Beware ‘Choice-of-Law’ Clauses in Excess Line Policies

Insurance attorney Chip Merlin is out with an interesting blog post about “choice-of-law” clauses in surplus lines insurance policies. These are clauses that designate the jurisdiction in which an insured may bring a lawsuit against the insurer. These can sometimes result in significant hardship for the insured. The example he cites is a policy insuring a California project that required disputes to be litigated in New York. A California appellate court upheld the requirement.


He writes:

“Surplus lines insurers have tremendous freedom. This freedom is supposed to allow markets to insure unusual, difficult, or large risks that admitted carriers may not want to write. It is not supposed to become a license to insert procedural land mines that make it more expensive, more difficult, and more dangerous for policyholders to enforce the very coverage they purchased.

Forum-selection and choice-of-law clauses are not harmless boilerplate. They are claim weapons. They change the leverage of the dispute before the loss ever happens. A California policyholder with a California property loss should not discover after disaster strikes that the courthouse has been moved across the country by a clause buried in a surplus lines policy. The clause is an obvious remedy-shrinking by the surplus lines industry. …

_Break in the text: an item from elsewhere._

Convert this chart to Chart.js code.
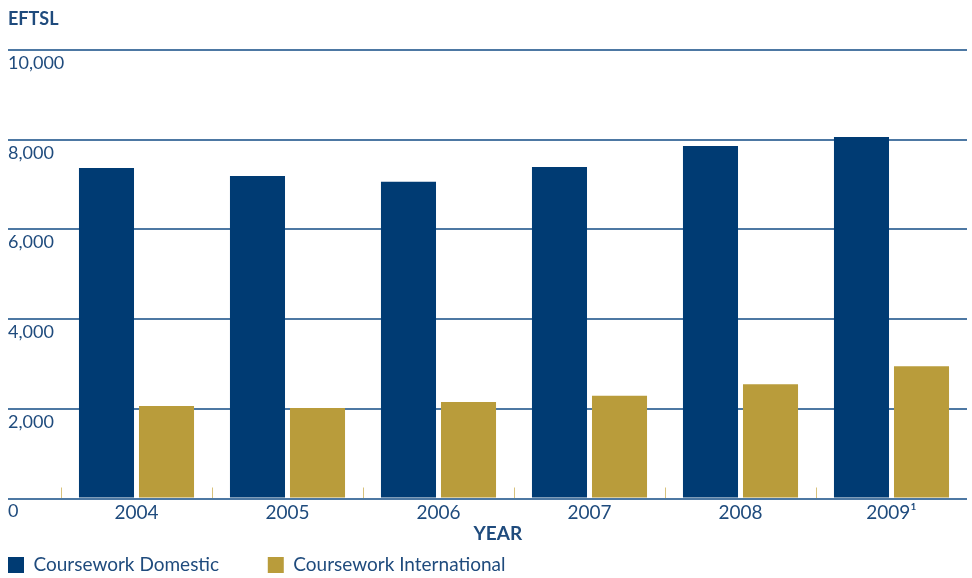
<!DOCTYPE html>
<html><head><meta charset="utf-8">
<script src="https://cdn.jsdelivr.net/npm/chart.js@4/dist/chart.umd.min.js"></script>
<style>html,body{margin:0;padding:0;background:#fff}</style>
</head><body>
<canvas id="c" width="972" height="578"></canvas>
<script>
const years = ['2004', '2005', '2006', '2007', '2008', '2009\u00B9'];
const domestic = [7370, 7190, 7060, 7390, 7860, 8060];
const international = [2060, 2020, 2150, 2290, 2550, 2950];
const seriesNames = ['Coursework Domestic', 'Coursework International'];
const yTicks = [0, 2000, 4000, 6000, 8000, 10000];
const yTitle = 'EFTSL';
const xTitle = 'YEAR';

const NAVY = '#003b73';
const GOLD = '#b99c3b';
const TEXT = '#1f4b7d';
const GRID = '#4d78a3';
const TICKGOLD = '#d8c27c';
const FONT = 'Lato, "Open Sans", sans-serif';

Chart.defaults.font.family = FONT;
Chart.defaults.color = TEXT;

const mctx = document.createElement('canvas').getContext('2d');
function padTo(text, font, px) {
  mctx.font = font;
  let t = text;
  while (mctx.measureText(t).width < px) t += ' ';
  return t;
}
mctx.font = 'bold 19px ' + FONT;
const xTitleText = padTo(xTitle, 'bold 19px ' + FONT, mctx.measureText(xTitle).width + 28);

new Chart(document.getElementById('c'), {
  type: 'bar',
  data: {
    labels: years,
    datasets: [
      { label: seriesNames[0], data: domestic, backgroundColor: NAVY, borderWidth: 0, categoryPercentage: 0.795, barPercentage: 0.917 },
      { label: seriesNames[1], data: international, backgroundColor: GOLD, borderWidth: 0, categoryPercentage: 0.795, barPercentage: 0.917 }
    ]
  },
  options: {
    responsive: false,
    animation: false,
    devicePixelRatio: 1,
    layout: { padding: { left: 8, right: 5, top: 0, bottom: -6.5 } },
    plugins: {
      title: {
        display: true, text: yTitle, align: 'start', color: TEXT,
        font: { size: 18, weight: 'bold' }, padding: { top: 8, bottom: 20.4 }
      },
      legend: {
        position: 'bottom', align: 'start',
        labels: {
          boxWidth: 16, boxHeight: 16, padding: 0, color: TEXT, font: { size: 19 },
          generateLabels: (chart) => {
            const items = Chart.defaults.plugins.legend.labels.generateLabels(chart);
            items[0].text = padTo(items[0].text, '19px ' + FONT, 267 - 8 - 16 - 9.5);
            return items;
          }
        }
      },
      tooltip: { enabled: false }
    },
    scales: {
      x: {
        offset: true,
        grid: {
          display: true, drawOnChartArea: false, drawTicks: true, tickLength: -11, offset: true,
          color: (ctx) => ctx.type === 'tick' ? TICKGOLD : 'rgba(0,0,0,0)', lineWidth: 1
        },
        border: { display: false },
        ticks: { padding: 14, color: TEXT, font: { size: 19 }, maxRotation: 0 },
        title: { display: true, text: xTitleText, color: TEXT, font: { size: 19, weight: 'bold' }, padding: { top: 0, bottom: 10 } },
        afterFit: (s) => { s.height = 57; }
      },
      y: {
        min: 0, max: 10000,
        afterBuildTicks: (s) => { s.ticks = yTicks.map(v => ({ value: v })); },
        grid: { color: GRID, lineWidth: 2, drawTicks: true, tickLength: 53 },
        border: { display: false },
        ticks: {
          mirror: true, crossAlign: 'near', labelOffset: 13, padding: -53, color: TEXT, font: { size: 18 },
          callback: (v) => Number(v).toLocaleString('en-US')
        },
        afterFit: (s) => { s.width = 53; s.paddingTop = 0; s.paddingBottom = 0; }
      }
    }
  }
});
</script>
</body></html>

This is also a broker and agent issue. Agents and brokers selling surplus lines policies should be warning their clients in writing about these clauses before the policy is purchased and not after the loss. The warning should take place before the premium is paid.

A forum-selection clause can add hundreds of thousands of dollars in litigation costs. It can require new counsel in a distant jurisdiction. It can deprive the policyholder of familiar local law. It can affect bad-faith remedies, causation rules, appraisal rights, jury rights, discovery practice, and settlement leverage. It can turn a claim dispute into a war of attrition where the insurer’s first advantage is the courthouse itself.

If an agent or broker sells a policy containing a foreign or distant forum-selection clause and fails to warn the policyholder of its practical consequence, that agent or broker should expect to be sued for negligence. The policyholder is relying on the insurance professional to procure meaningful coverage, not merely a stack of paper with traps in the back pages. A policy that covers the loss but makes enforcement economically irrational is not the protection most policyholders think they are buying. …

Policyholders and risk managers should now ask three questions before buying surplus lines coverage.

If the answer is New York, London, Bermuda, or any place with no real connection to the property, the policyholder should demand a change. If the insurer refuses, the broker should document the warning, and the policyholder should consider the true price of the policy. The cheapest premium may become the most expensive insurance purchase ever made once a claim turns into litigation.”

Those of you who occasionally or more than occasionally place coverage in the excess line market should keep Chip’s words in mind. The choice-of-law provision could prove to be very expensive for your clients.